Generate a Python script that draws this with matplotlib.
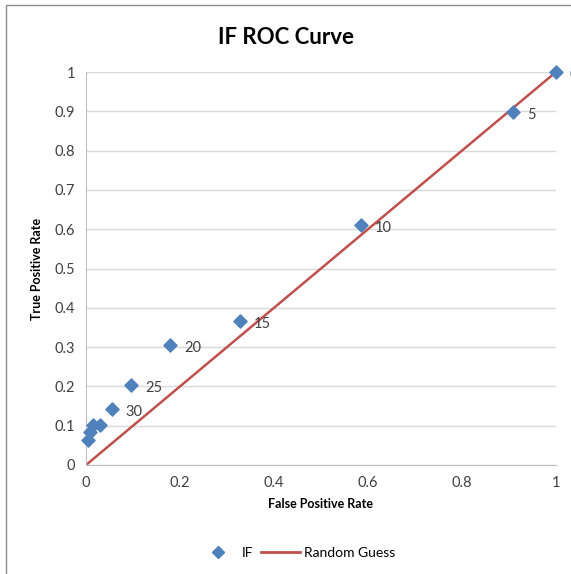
import matplotlib
matplotlib.use("Agg")
import matplotlib.pyplot as plt
from matplotlib.patches import Rectangle
from matplotlib.lines import Line2D

fpr = [1.0, 0.908, 0.585, 0.328, 0.179, 0.096, 0.055, 0.030, 0.015, 0.009, 0.004]
tpr = [1.0, 0.898, 0.611, 0.366, 0.305, 0.204, 0.142, 0.102, 0.102, 0.083, 0.063]
point_labels = ["0", "5", "10", "15", "20", "25", "30", "", "", "", ""]
guess_x = [0, 1]
guess_y = [0, 1]
ticks_x = [0, 0.2, 0.4, 0.6, 0.8, 1]
ticks_y = [0, 0.1, 0.2, 0.3, 0.4, 0.5, 0.6, 0.7, 0.8, 0.9, 1]

plt.rcParams['font.family'] = ['Lato', 'DejaVu Sans']

fig = plt.figure(figsize=(5.71, 5.74), dpi=100)
fig.patches.append(Rectangle((6/571, -0.05), 1.2, 1 - 5/574 + 0.05, transform=fig.transFigure,
                             fill=False, edgecolor='#8c8c8c', linewidth=1.0))
ax = fig.add_axes([86/571, 1 - 465/574, 470/571, 393/574])

ax.plot(guess_x, guess_y, color='#C0504D', linewidth=1.8, label='Random Guess', zorder=2)
ax.scatter(fpr, tpr, marker='D', s=45, color='#4F81BD', label='IF', zorder=3, clip_on=False)
for x, y, t in zip(fpr, tpr, point_labels):
    if t:
        ax.annotate(t, (x, y), xytext=(10, -5), textcoords='offset points',
                    fontsize=10.5, color='#404040', annotation_clip=False)

ax.set_xlim(0, 1)
ax.set_ylim(0, 1)
ax.set_xticks(ticks_x)
ax.set_xticklabels([f"{v:g}" for v in ticks_x])
ax.set_yticks(ticks_y)
ax.set_yticklabels([f"{v:g}" for v in ticks_y])
ax.tick_params(axis='both', labelsize=10.5, colors='#404040', length=0, pad=8)
ax.yaxis.grid(True, color='#d9d9d9', linewidth=1)
ax.set_axisbelow(True)
for s in ['top', 'right']:
    ax.spines[s].set_visible(False)
for s in ['left', 'bottom']:
    ax.spines[s].set_color('#bfbfbf')
ax.set_xlabel('False Positive Rate', fontsize=9, fontweight='bold', labelpad=6)
ax.set_ylabel('True Positive Rate', fontsize=9, fontweight='bold', labelpad=8)

fig.text(0.5, 1 - 37/574, 'IF ROC Curve', ha='center', va='center', fontsize=16, fontweight='bold')

handles = [Line2D([], [], marker='D', linestyle='none', color='#4F81BD', markersize=6),
           Line2D([], [], color='#C0504D', linewidth=2)]
fig.legend(handles, ['IF', 'Random Guess'], loc='center', bbox_to_anchor=(0.52, 1 - 553/574),
           ncol=2, frameon=False, fontsize=10, handlelength=2.8, columnspacing=0.6, handletextpad=0.3)

fig.savefig('out.png', dpi=100)
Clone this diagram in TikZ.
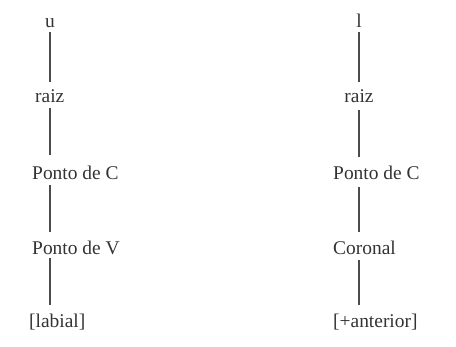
\documentclass[tikz,border=0pt]{standalone}
\usepackage{fontspec}
\setmainfont{Liberation Serif}
\begin{document}
\begin{tikzpicture}[x=1bp,y=-1bp,
  lab/.style={inner sep=0pt,font=\fontsize{19.5}{22}\selectfont,text=black!80},
  conn/.style={draw=black!70,line width=1.3bp}]
\useasboundingbox (0,0) rectangle (456,346);
% left column
\node[lab,anchor=base] (u) at (50,27) {u};
\node[lab,anchor=base west] (r1) at (35,102) {raiz};
\node[lab,anchor=base west] (pc1) at (32,179.5) {Ponto de C};
\node[lab,anchor=base west] (pv) at (32,254.5) {Ponto de V};
\node[lab,anchor=base west] (lab) at (29,327) {[labial]};
\draw[conn] ([yshift=-5bp]u.base) -- ([yshift=20bp]u.base |- r1.base);
\draw[conn] ([yshift=-6bp]u.base |- r1.base) -- ([yshift=24.5bp]u.base |- pc1.base);
\draw[conn] ([yshift=-5.5bp]u.base |- pc1.base) -- ([yshift=22.5bp]u.base |- pv.base);
\draw[conn] ([yshift=-3.5bp]u.base |- pv.base) -- ([yshift=22bp]u.base |- lab.base);
% right column
\node[lab,anchor=base] (l) at (359,27) {l};
\node[lab,anchor=base] (r2) at (359,102) {raiz};
\node[lab,anchor=base west] (pc2) at (333,179.5) {Ponto de C};
\node[lab,anchor=base west] (cor) at (333,254) {Coronal};
\node[lab,anchor=base west] (ant) at (333,327) {[+anterior]};
\draw[conn] ([yshift=-5bp]l.base) -- ([yshift=20bp]r2.base);
\draw[conn] ([yshift=-8bp]r2.base) -- ([yshift=22.5bp]r2.base |- pc2.base);
\draw[conn] ([yshift=-7.5bp]r2.base |- pc2.base) -- ([yshift=22bp]r2.base |- cor.base);
\draw[conn] ([yshift=-6bp]r2.base |- cor.base) -- ([yshift=22bp]r2.base |- ant.base);
\end{tikzpicture}
\end{document}
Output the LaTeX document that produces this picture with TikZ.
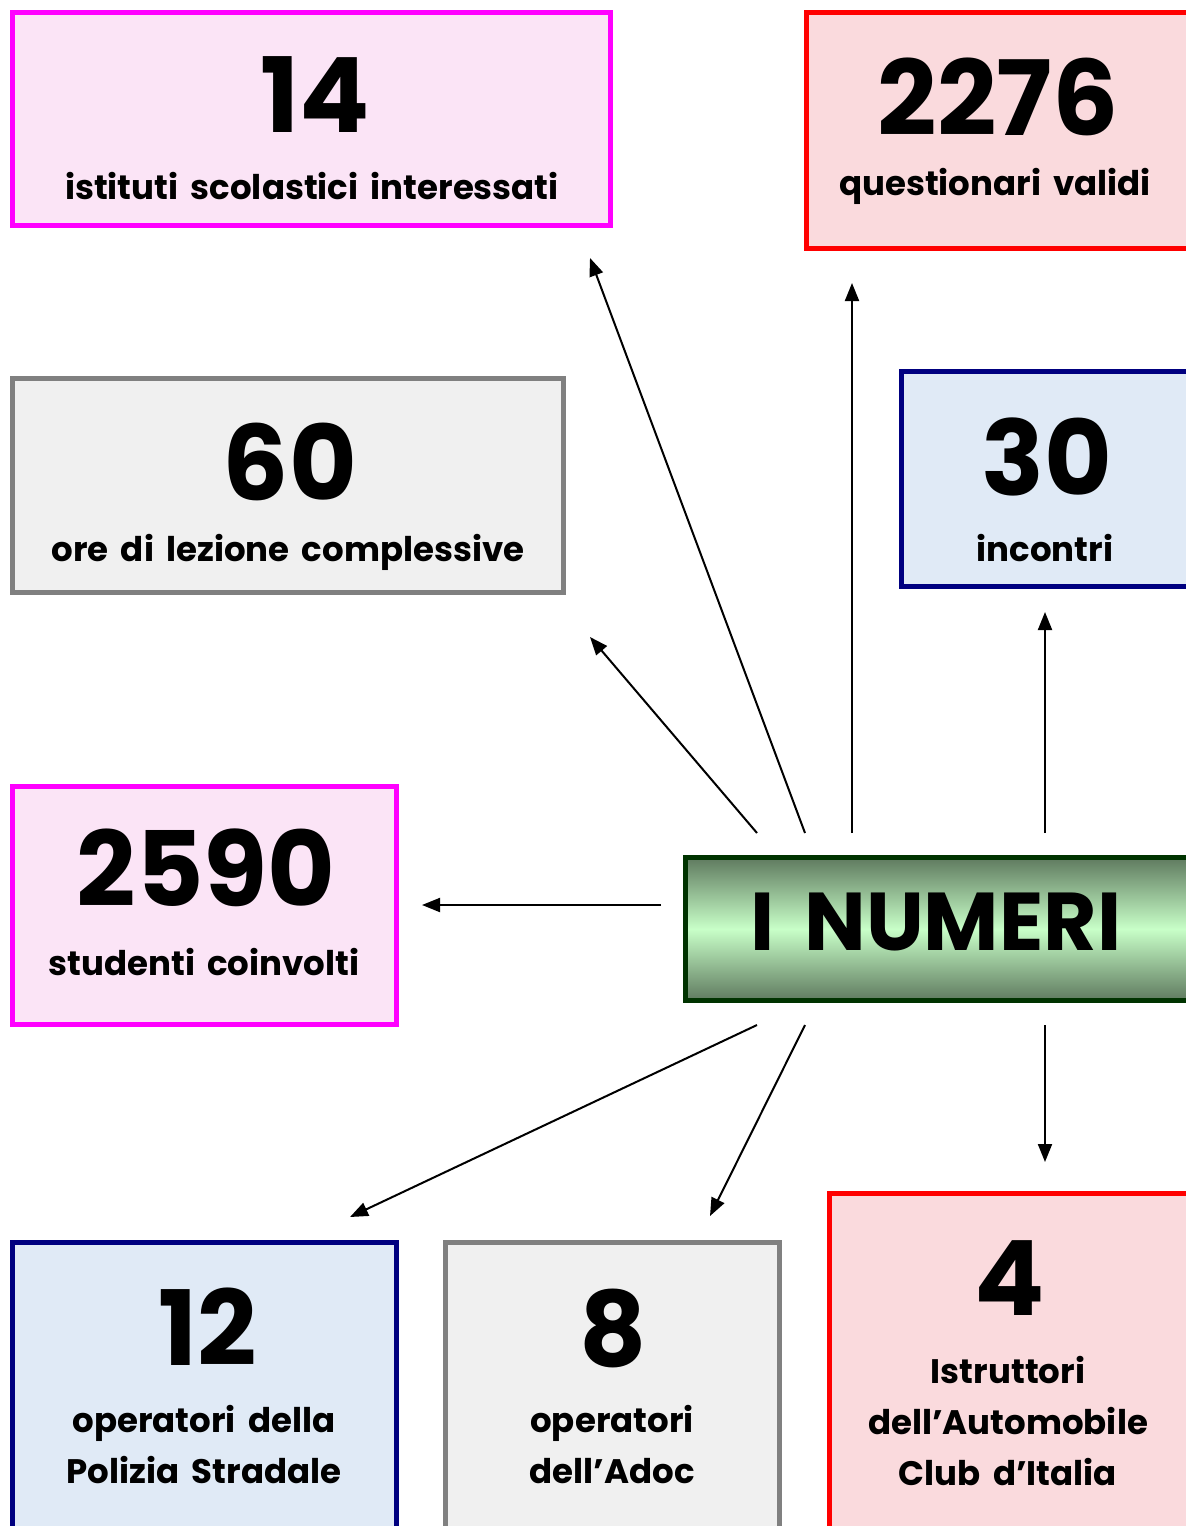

• **What needs to be done**: Write the entries above out in full, exactly, with no images.

• **Expected answer**:
Generate a Python script that draws this with matplotlib.
import matplotlib
matplotlib.use("Agg")
import matplotlib.pyplot as plt
from matplotlib.patches import Rectangle
from matplotlib.lines import Line2D

fpr = [1.0, 0.908, 0.585, 0.328, 0.179, 0.096, 0.055, 0.030, 0.015, 0.009, 0.004]
tpr = [1.0, 0.898, 0.611, 0.366, 0.305, 0.204, 0.142, 0.102, 0.102, 0.083, 0.063]
point_labels = ["0", "5", "10", "15", "20", "25", "30", "", "", "", ""]
guess_x = [0, 1]
guess_y = [0, 1]
ticks_x = [0, 0.2, 0.4, 0.6, 0.8, 1]
ticks_y = [0, 0.1, 0.2, 0.3, 0.4, 0.5, 0.6, 0.7, 0.8, 0.9, 1]

plt.rcParams['font.family'] = ['Lato', 'DejaVu Sans']

fig = plt.figure(figsize=(5.71, 5.74), dpi=100)
fig.patches.append(Rectangle((6/571, -0.05), 1.2, 1 - 5/574 + 0.05, transform=fig.transFigure,
                             fill=False, edgecolor='#8c8c8c', linewidth=1.0))
ax = fig.add_axes([86/571, 1 - 465/574, 470/571, 393/574])

ax.plot(guess_x, guess_y, color='#C0504D', linewidth=1.8, label='Random Guess', zorder=2)
ax.scatter(fpr, tpr, marker='D', s=45, color='#4F81BD', label='IF', zorder=3, clip_on=False)
for x, y, t in zip(fpr, tpr, point_labels):
    if t:
        ax.annotate(t, (x, y), xytext=(10, -5), textcoords='offset points',
                    fontsize=10.5, color='#404040', annotation_clip=False)

ax.set_xlim(0, 1)
ax.set_ylim(0, 1)
ax.set_xticks(ticks_x)
ax.set_xticklabels([f"{v:g}" for v in ticks_x])
ax.set_yticks(ticks_y)
ax.set_yticklabels([f"{v:g}" for v in ticks_y])
ax.tick_params(axis='both', labelsize=10.5, colors='#404040', length=0, pad=8)
ax.yaxis.grid(True, color='#d9d9d9', linewidth=1)
ax.set_axisbelow(True)
for s in ['top', 'right']:
    ax.spines[s].set_visible(False)
for s in ['left', 'bottom']:
    ax.spines[s].set_color('#bfbfbf')
ax.set_xlabel('False Positive Rate', fontsize=9, fontweight='bold', labelpad=6)
ax.set_ylabel('True Positive Rate', fontsize=9, fontweight='bold', labelpad=8)

fig.text(0.5, 1 - 37/574, 'IF ROC Curve', ha='center', va='center', fontsize=16, fontweight='bold')

handles = [Line2D([], [], marker='D', linestyle='none', color='#4F81BD', markersize=6),
           Line2D([], [], color='#C0504D', linewidth=2)]
fig.legend(handles, ['IF', 'Random Guess'], loc='center', bbox_to_anchor=(0.52, 1 - 553/574),
           ncol=2, frameon=False, fontsize=10, handlelength=2.8, columnspacing=0.6, handletextpad=0.3)

fig.savefig('out.png', dpi=100)
Clone this diagram in TikZ.
\documentclass[tikz,border=0pt]{standalone}
\usepackage{fontspec}
\setmainfont{Liberation Serif}
\begin{document}
\begin{tikzpicture}[x=1bp,y=-1bp,
  lab/.style={inner sep=0pt,font=\fontsize{19.5}{22}\selectfont,text=black!80},
  conn/.style={draw=black!70,line width=1.3bp}]
\useasboundingbox (0,0) rectangle (456,346);
% left column
\node[lab,anchor=base] (u) at (50,27) {u};
\node[lab,anchor=base west] (r1) at (35,102) {raiz};
\node[lab,anchor=base west] (pc1) at (32,179.5) {Ponto de C};
\node[lab,anchor=base west] (pv) at (32,254.5) {Ponto de V};
\node[lab,anchor=base west] (lab) at (29,327) {[labial]};
\draw[conn] ([yshift=-5bp]u.base) -- ([yshift=20bp]u.base |- r1.base);
\draw[conn] ([yshift=-6bp]u.base |- r1.base) -- ([yshift=24.5bp]u.base |- pc1.base);
\draw[conn] ([yshift=-5.5bp]u.base |- pc1.base) -- ([yshift=22.5bp]u.base |- pv.base);
\draw[conn] ([yshift=-3.5bp]u.base |- pv.base) -- ([yshift=22bp]u.base |- lab.base);
% right column
\node[lab,anchor=base] (l) at (359,27) {l};
\node[lab,anchor=base] (r2) at (359,102) {raiz};
\node[lab,anchor=base west] (pc2) at (333,179.5) {Ponto de C};
\node[lab,anchor=base west] (cor) at (333,254) {Coronal};
\node[lab,anchor=base west] (ant) at (333,327) {[+anterior]};
\draw[conn] ([yshift=-5bp]l.base) -- ([yshift=20bp]r2.base);
\draw[conn] ([yshift=-8bp]r2.base) -- ([yshift=22.5bp]r2.base |- pc2.base);
\draw[conn] ([yshift=-7.5bp]r2.base |- pc2.base) -- ([yshift=22bp]r2.base |- cor.base);
\draw[conn] ([yshift=-6bp]r2.base |- cor.base) -- ([yshift=22bp]r2.base |- ant.base);
\end{tikzpicture}
\end{document}
Output the LaTeX document that produces this picture with TikZ.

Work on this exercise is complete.